Only in America (surprise) is the public heeding Burke's
warning. The latest CBS News poll found that when asked, straight up, if
they approved or disapproved of "the United States taking military action
against Iraq to try to remove Saddam Hussein from power," 66 percent are in
favor, and only 29 percent opposed. City blocks full of people armed with
nasty signs railing against that alleged Nazi terrorist, George Bush, have
not shaken the American people's support for the president and his mission.
The public wants to support the United Nations -- which the media have
presented as less controversial than either Mother Teresa or the Boy
Scouts -- but they do not favor doing nothing in the face of evil.
And yet the American media are celebrating those leftists who
want the forces of good to do nothing on Iraq. That's not quite correct,
come to think of it. The "peace" protesters certainly don't recognize that
our side is good or that the other side is evil. Many don't see any
discernible moral difference between President Bush and Saddam Hussein. They
don't see any moral difference between American possession of weapons of
mass destruction and Saddam's acquisition of them. Some are so fixated on
their disdain that they have no time to consider this fellow in Iraq as
another Hitler. The beauty of the "anti-war" message is you don't have to be
for or against anything, except against war, at any time, for any reason.
Isn't it amazing that liberals, who are perpetually
congratulating themselves for their unparalleled sophistication and their
ability to corner the market on nuance, approach the prospect of war on
television with little more intellectual heft than the rudimentary idea that
war is bad? Slacker rock stars mouth their "agreeance" with it at the Grammy
awards show, and we simply accept that this camp seems incapable of mental
exercise.
Our 21st century flower children won't confront the ugly reality
of what happens if Saddam Hussein is left to keep accumulating weapons of
mass destruction. They only symbolically place flowers in gun barrels and
wonder why everyone can't bask in the glow of their virtue. They cannot
comprehend the moral absurdity of unalloyed pacifism, the consequences of
projecting weakness and endless diplomatic dithering. What if "peace"
activism makes war down the road more likely and more lethal?
With all the desperation of a camp that feels it's losing the
battle for public opinion, the media are avoiding any hard questions for
their protesting pals. Instead, they're stepping up the praise for the
perpetually "growing anti-war movement." It's reminiscent of how Dana Carvey
always joked in his impression of Bush the Elder that Dan Quayle was "still
gaining acceptance." Newsweek's "Conventional Wisdom" box pitched the old
spin that the "not-so-silent minority is respectable and growing fast."
Who's stretching now?
Last week, some reporters celebrated those "human shield"
oddballs who traveled to Baghdad to stand in front of military targets and
dare American forces to kill them.
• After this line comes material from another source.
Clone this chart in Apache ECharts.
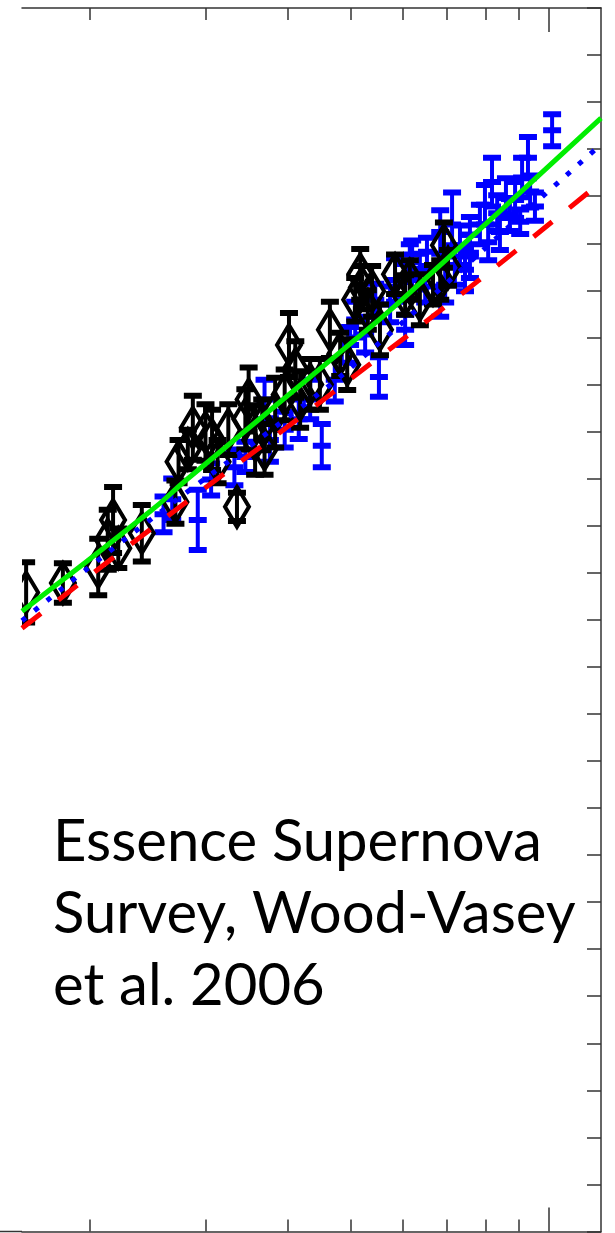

ABC's Dan Harris worried about the
"problem" these idiots have to "avoid being tools of the Iraqi government"
when Saddam is providing food and housing. The New York Times channeled the
outrage of Ken Nichols O'Keefe: "They are not using me. I am here
voluntarily. What is Saddam Hussein supposed to say? 'No, they can't do
it'?" Is this man really so deluded as to think that Saddam is powerless in
deciding which fools to import? These people aren't "shields" to glorify.
They're traitors putting American soldiers and missions at risk.
Why not schedule some air time for the millions of Americans who
aren't protesting in the streets, who aren't carrying signs smearing their
president with swastikas and telling the cameras they're patriotic? Surely,
they could protest that they're just as "anti-war." Who, after all, (SET
ITAL) wants war? But the majority won't be romanticized as
idealists by the American media.
Network producers think the people worth showing are "mainstream
protesters," people who've come to their first protest to march alongside
the hippie on his 164th outing. But they won't find it "newsworthy" to focus
on the president's supporters on Main Street, or even find first-time
converts to the cause of war. Why not find someone who changed his mind
after 164 protests?
Easy. It doesn't serve the media's anti-war agenda.